Wochenbericht, 25.5. bis 31.5. 2015

Die ungewöhnlich starke mediale Präsenz Jordaniens und Katars war größtenteils auf die Berichterstattung über den Korruptionsskandal in der FIFA und die Wiederwahl Josef Blatters zum FIFA-Präsidenten zurückzuführen: Auch wenn die jüngsten Verhaftungen hochrangiger FIFA-Funktionäre nichts mit der umstrittenen Vergabe der Fußball-Weltmeisterschaft an Katar zu tun hatten, wurde das Emirat oftmals im Zusammenhang mit Korruptionsvorwürfen erwähnt; Sepp Blatter setzte sich bei der Wahl zum FIFA-Präsidenten gegen einen jordanischen Konkurrenten durch.
 

II. Journalistische Blamage statt Sensation: Eine Krone-„Enthüllung“ über den IS

Während angesichts der jüngsten Vormärsche des Islamischen Staates (IS) im irakischen Ramadi und im syrischen Palmyra deutlich wird, dass die bisherige Strategie zu dessen Bekämpfung keine Erfolge zeitigt, wird noch immer über die Frage debattiert, wie es überhaupt zu seinem kometenhaften Aufstieg kommen konnte. In der Kleinen Zeitung versuchte Martin Gehlen die Frage zu beantworten, „(w)as die Terrormiliz stark macht“, und wärmte zu diesem Behufe die fragwürdige, aber nichtsdestotrotz sehr beliebte Theorie auf, wonach die USA und Europa heute die Rechnung für „die wohl teuerste militärische Fehlentscheidung des Westens aller Zeiten“ präsentiert bekämen:

„Denn der IS ist kein Produkt des syrischen Bürgerkrieges. Die Wurzeln liegen im Post-Saddam-Irak, den Amerikaner und andere willige Koalitionäre 2003 unter George W. Bush erzwungen haben.“ (Kleine Zeitung, 27. Mai 2015)
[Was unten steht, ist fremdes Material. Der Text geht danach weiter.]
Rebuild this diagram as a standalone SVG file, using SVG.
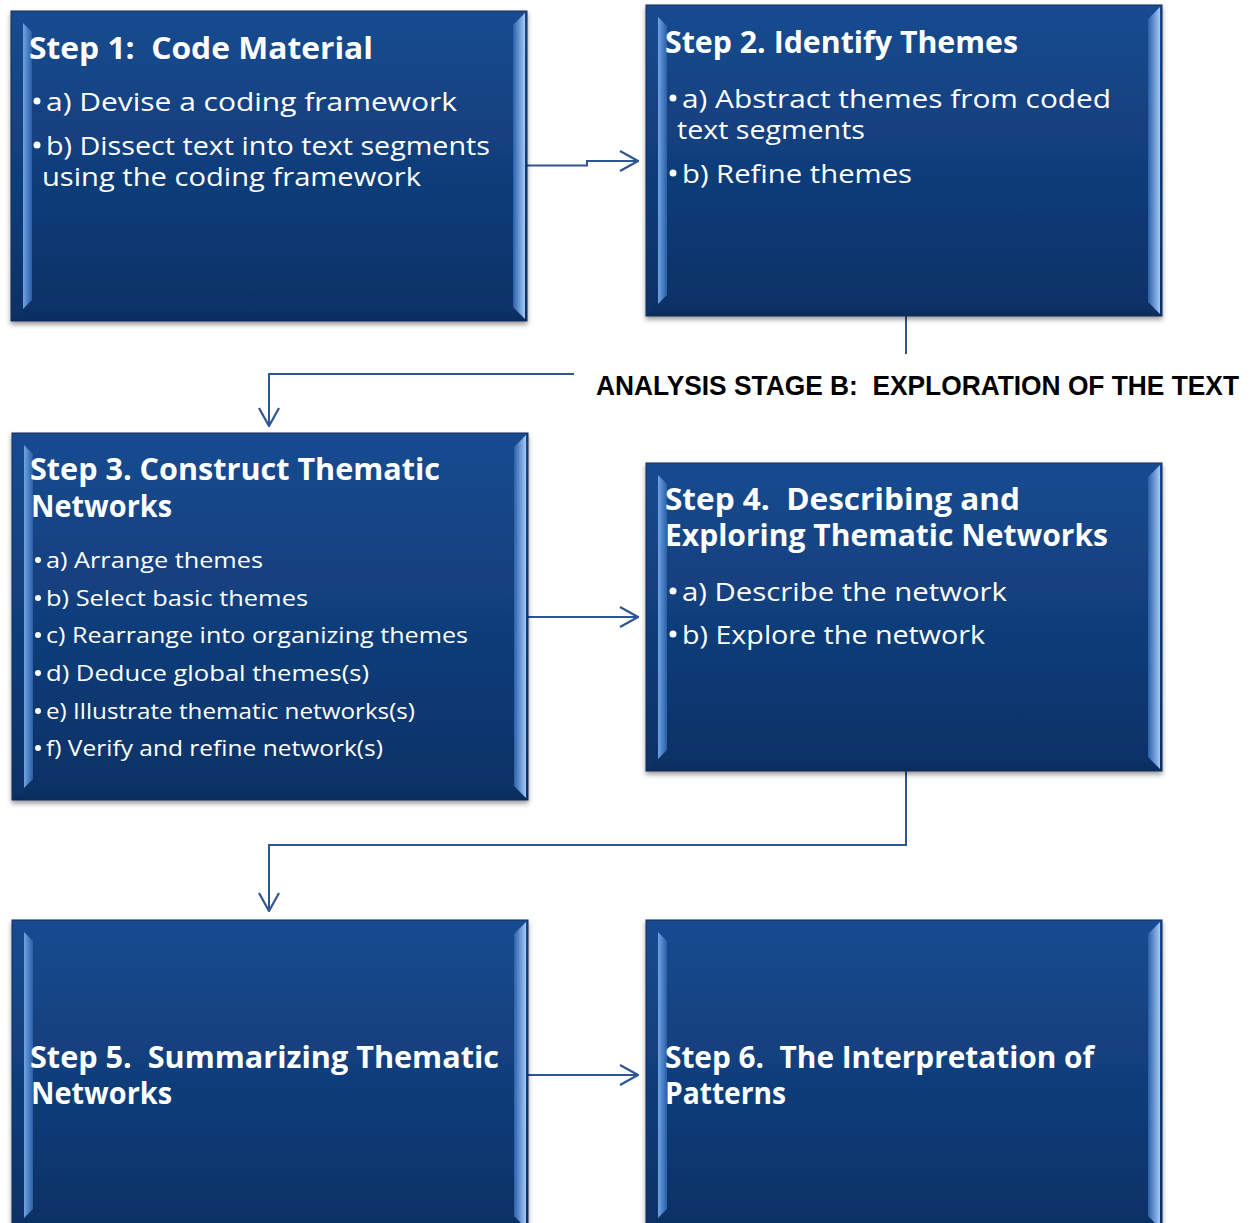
<svg xmlns="http://www.w3.org/2000/svg" width="1254" height="1223" viewBox="0 0 1254 1223">
  <defs>
    <linearGradient id="face" x1="0" y1="0" x2="0" y2="1">
      <stop offset="0" stop-color="#174b90"/>
      <stop offset="1" stop-color="#0b3166"/>
    </linearGradient>
    <linearGradient id="bevelL" x1="0" y1="0" x2="1" y2="0">
      <stop offset="0" stop-color="#6fa4e4"/>
      <stop offset="1" stop-color="#2a5ea6"/>
    </linearGradient>
    <linearGradient id="bevelR" x1="0" y1="0" x2="1" y2="0">
      <stop offset="0" stop-color="#2b61aa"/>
      <stop offset="1" stop-color="#a3c9f6"/>
    </linearGradient>
    <linearGradient id="bevelB" x1="0" y1="0" x2="0" y2="1">
      <stop offset="0" stop-color="#0c3468"/>
      <stop offset="1" stop-color="#0a2c5c"/>
    </linearGradient>
    <filter id="shadow" x="-5%" y="-5%" width="110%" height="115%">
      <feDropShadow dx="0" dy="3" stdDeviation="2.5" flood-color="#000" flood-opacity="0.4"/>
    </filter>
    <marker id="arrow" viewBox="0 0 20 22" refX="19" refY="11" markerWidth="20" markerHeight="22" markerUnits="userSpaceOnUse" orient="auto">
      <path d="M1,1 L19,11 L1,21" fill="none" stroke="#2e5594" stroke-width="2.2"/>
    </marker>
  </defs>
  <style>
    .box { fill: url(#face); stroke: #0e2d5a; stroke-width: 1; }
    .bl { fill: url(#bevelL); }
    .br { fill: url(#bevelR); }
    .bb { fill: url(#bevelB); }
    .title { font-family: "Open Sans", "Noto Sans", "DejaVu Sans", sans-serif; font-weight: 700; font-size: 30px; fill: #ffffff; white-space: pre; }
    .item { font-family: "Open Sans", "Noto Sans", "DejaVu Sans", sans-serif; font-weight: 400; font-size: 26px; fill: #ffffff; white-space: pre; }
    .small { font-size: 22px; }
    .dot { fill: #ffffff; }
    .label { font-family: "Liberation Sans", Arial, sans-serif; font-weight: 700; font-size: 28px; fill: #000000; white-space: pre; }
    .conn { fill: none; stroke: #2e5594; stroke-width: 2; }
  </style>

  <!-- connectors -->
  <g id="connectors">
    <path class="conn" d="M527,165.5 H587 V161 H638" marker-end="url(#arrow)"/>
    <path class="conn" d="M906,316 V354"/>
    <path class="conn" d="M574,374 H269 V426" marker-end="url(#arrow)"/>
    <path class="conn" d="M528,617 H638" marker-end="url(#arrow)"/>
    <path class="conn" d="M906,771 V845 H269 V911" marker-end="url(#arrow)"/>
    <path class="conn" d="M528,1075 H638" marker-end="url(#arrow)"/>
  </g>

  <!-- stage label -->
  <text id="stage-label" class="label" x="596" y="395" textLength="643" lengthAdjust="spacingAndGlyphs">ANALYSIS STAGE B:  EXPLORATION OF THE TEXT</text>

  <!-- Step 1 -->
  <g id="step1">
    <g filter="url(#shadow)"><rect class="box" x="11" y="11" width="516" height="310"/></g>
    <polygon class="bb" points="11,321 527,321 513,307 25,307"/>
    <polygon class="bl" points="23,23 32,32 32,300 23,309"/>
    <polygon class="br" points="513,25 525,13 525,319 513,307"/>
    <text class="title" x="29" y="59" textLength="344" lengthAdjust="spacingAndGlyphs">Step 1:  Code Material</text>
    <circle class="dot" cx="37" cy="101" r="3.5"/>
    <text class="item" x="46" y="111" textLength="411" lengthAdjust="spacingAndGlyphs">a) Devise a coding framework</text>
    <circle class="dot" cx="37" cy="145" r="3.5"/>
    <text class="item" x="46" y="155" textLength="444" lengthAdjust="spacingAndGlyphs">b) Dissect text into text segments</text>
    <text class="item" x="42" y="186" textLength="379" lengthAdjust="spacingAndGlyphs">using the coding framework</text>
  </g>

  <!-- Step 2 -->
  <g id="step2">
    <g filter="url(#shadow)"><rect class="box" x="646" y="5" width="516" height="311"/></g>
    <polygon class="bb" points="646,316 1162,316 1148,302 660,302"/>
    <polygon class="bl" points="658,17 667,26 667,295 658,304"/>
    <polygon class="br" points="1148,19 1160,7 1160,314 1148,302"/>
    <text class="title" x="665" y="53" textLength="353" lengthAdjust="spacingAndGlyphs">Step 2. Identify Themes</text>
    <circle class="dot" cx="673" cy="98" r="3.5"/>
    <text class="item" x="682" y="108" textLength="429" lengthAdjust="spacingAndGlyphs">a) Abstract themes from coded</text>
    <text class="item" x="677" y="139" textLength="188" lengthAdjust="spacingAndGlyphs">text segments</text>
    <circle class="dot" cx="673" cy="173" r="3.5"/>
    <text class="item" x="682" y="183" textLength="230" lengthAdjust="spacingAndGlyphs">b) Refine themes</text>
  </g>

  <!-- Step 3 -->
  <g id="step3">
    <g filter="url(#shadow)"><rect class="box" x="12" y="433" width="516" height="367"/></g>
    <polygon class="bb" points="12,800 528,800 514,786 26,786"/>
    <polygon class="bl" points="24,445 33,454 33,779 24,788"/>
    <polygon class="br" points="514,447 526,435 526,798 514,786"/>
    <text class="title" x="30" y="480" textLength="410" lengthAdjust="spacingAndGlyphs">Step 3. Construct Thematic</text>
    <text class="title" x="31" y="517" textLength="141" lengthAdjust="spacingAndGlyphs">Networks</text>
    <circle class="dot" cx="38" cy="560" r="3"/>
    <text class="item small" x="46" y="568" textLength="217" lengthAdjust="spacingAndGlyphs">a) Arrange themes</text>
    <circle class="dot" cx="38" cy="598" r="3"/>
    <text class="item small" x="46" y="606" textLength="262" lengthAdjust="spacingAndGlyphs">b) Select basic themes</text>
    <circle class="dot" cx="38" cy="635" r="3"/>
    <text class="item small" x="46" y="643" textLength="422" lengthAdjust="spacingAndGlyphs">c) Rearrange into organizing themes</text>
    <circle class="dot" cx="38" cy="673" r="3"/>
    <text class="item small" x="46" y="681" textLength="323" lengthAdjust="spacingAndGlyphs">d) Deduce global themes(s)</text>
    <circle class="dot" cx="38" cy="711" r="3"/>
    <text class="item small" x="46" y="719" textLength="369" lengthAdjust="spacingAndGlyphs">e) Illustrate thematic networks(s)</text>
    <circle class="dot" cx="38" cy="748" r="3"/>
    <text class="item small" x="46" y="756" textLength="337" lengthAdjust="spacingAndGlyphs">f) Verify and refine network(s)</text>
  </g>

  <!-- Step 4 -->
  <g id="step4">
    <g filter="url(#shadow)"><rect class="box" x="646" y="463" width="516" height="308"/></g>
    <polygon class="bb" points="646,771 1162,771 1148,757 660,757"/>
    <polygon class="bl" points="658,475 667,484 667,750 658,759"/>
    <polygon class="br" points="1148,477 1160,465 1160,769 1148,757"/>
    <text class="title" x="665" y="510" textLength="355" lengthAdjust="spacingAndGlyphs">Step 4.  Describing and</text>
    <text class="title" x="665" y="546" textLength="443" lengthAdjust="spacingAndGlyphs">Exploring Thematic Networks</text>
    <circle class="dot" cx="673" cy="591" r="3.5"/>
    <text class="item" x="682" y="601" textLength="325" lengthAdjust="spacingAndGlyphs">a) Describe the network</text>
    <circle class="dot" cx="673" cy="634" r="3.5"/>
    <text class="item" x="682" y="644" textLength="303" lengthAdjust="spacingAndGlyphs">b) Explore the network</text>
  </g>

  <!-- Step 5 -->
  <g id="step5">
    <g filter="url(#shadow)"><rect class="box" x="12" y="920" width="516" height="310"/></g>
    <polygon class="bb" points="12,1230 528,1230 514,1216 26,1216"/>
    <polygon class="bl" points="24,932 33,941 33,1209 24,1218"/>
    <polygon class="br" points="514,934 526,922 526,1228 514,1216"/>
    <text class="title" x="30" y="1068" textLength="469" lengthAdjust="spacingAndGlyphs">Step 5.  Summarizing Thematic</text>
    <text class="title" x="31" y="1104" textLength="141" lengthAdjust="spacingAndGlyphs">Networks</text>
  </g>

  <!-- Step 6 -->
  <g id="step6">
    <g filter="url(#shadow)"><rect class="box" x="646" y="920" width="516" height="310"/></g>
    <polygon class="bb" points="646,1230 1162,1230 1148,1216 660,1216"/>
    <polygon class="bl" points="658,932 667,941 667,1209 658,1218"/>
    <polygon class="br" points="1148,934 1160,922 1160,1228 1148,1216"/>
    <text class="title" x="665" y="1068" textLength="429" lengthAdjust="spacingAndGlyphs">Step 6.  The Interpretation of</text>
    <text class="title" x="665" y="1104" textLength="121" lengthAdjust="spacingAndGlyphs">Patterns</text>
  </g>
</svg>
Nun ist nicht zu bestreiten, dass die historischen Wurzeln des heutigen IS in der irakischen al-Qaida-Filiale lagen, die nach dem Sturz Saddam Husseins alles ihr Mögliche unternahm, um den Irak in einen blutigen sektiererischen Bürgerkrieg zu stürzen. Genau so wenig ist aber zu bestreiten, dass die Vorläuferorganisation des IS in den Jahren 2007/2008 weitgehend besiegt und zu einer Terrorgruppe dezimiert wurde, die zwar noch Anschläge begehen konnte, für den Irak aber keine strategische Bedrohung mehr darstellte. Erst der Bürgerkrieg im Nachbarland Syrien bot der darniederliegenden irakischen al-Qaida den Nährboden, auf dem sie erneut gedeihen, große Teile Syriens und des Irak erobern und zu dem einflussreichen Akteur werden konnte, der der IS heute ist. Die Behauptung, er sei „kein Produkt des syrischen Bürgerkrieges“, mag jenen gefallen, die ihrem Lieblingshassobjekt George W. Bush nach den zigtausenden von sunnitischen und schiitischen Islamisten im Irak Ermordeten jetzt eben auch noch die Opfer des IS anhängen wollen, trägt ansonsten zur Analyse aber wenig bei.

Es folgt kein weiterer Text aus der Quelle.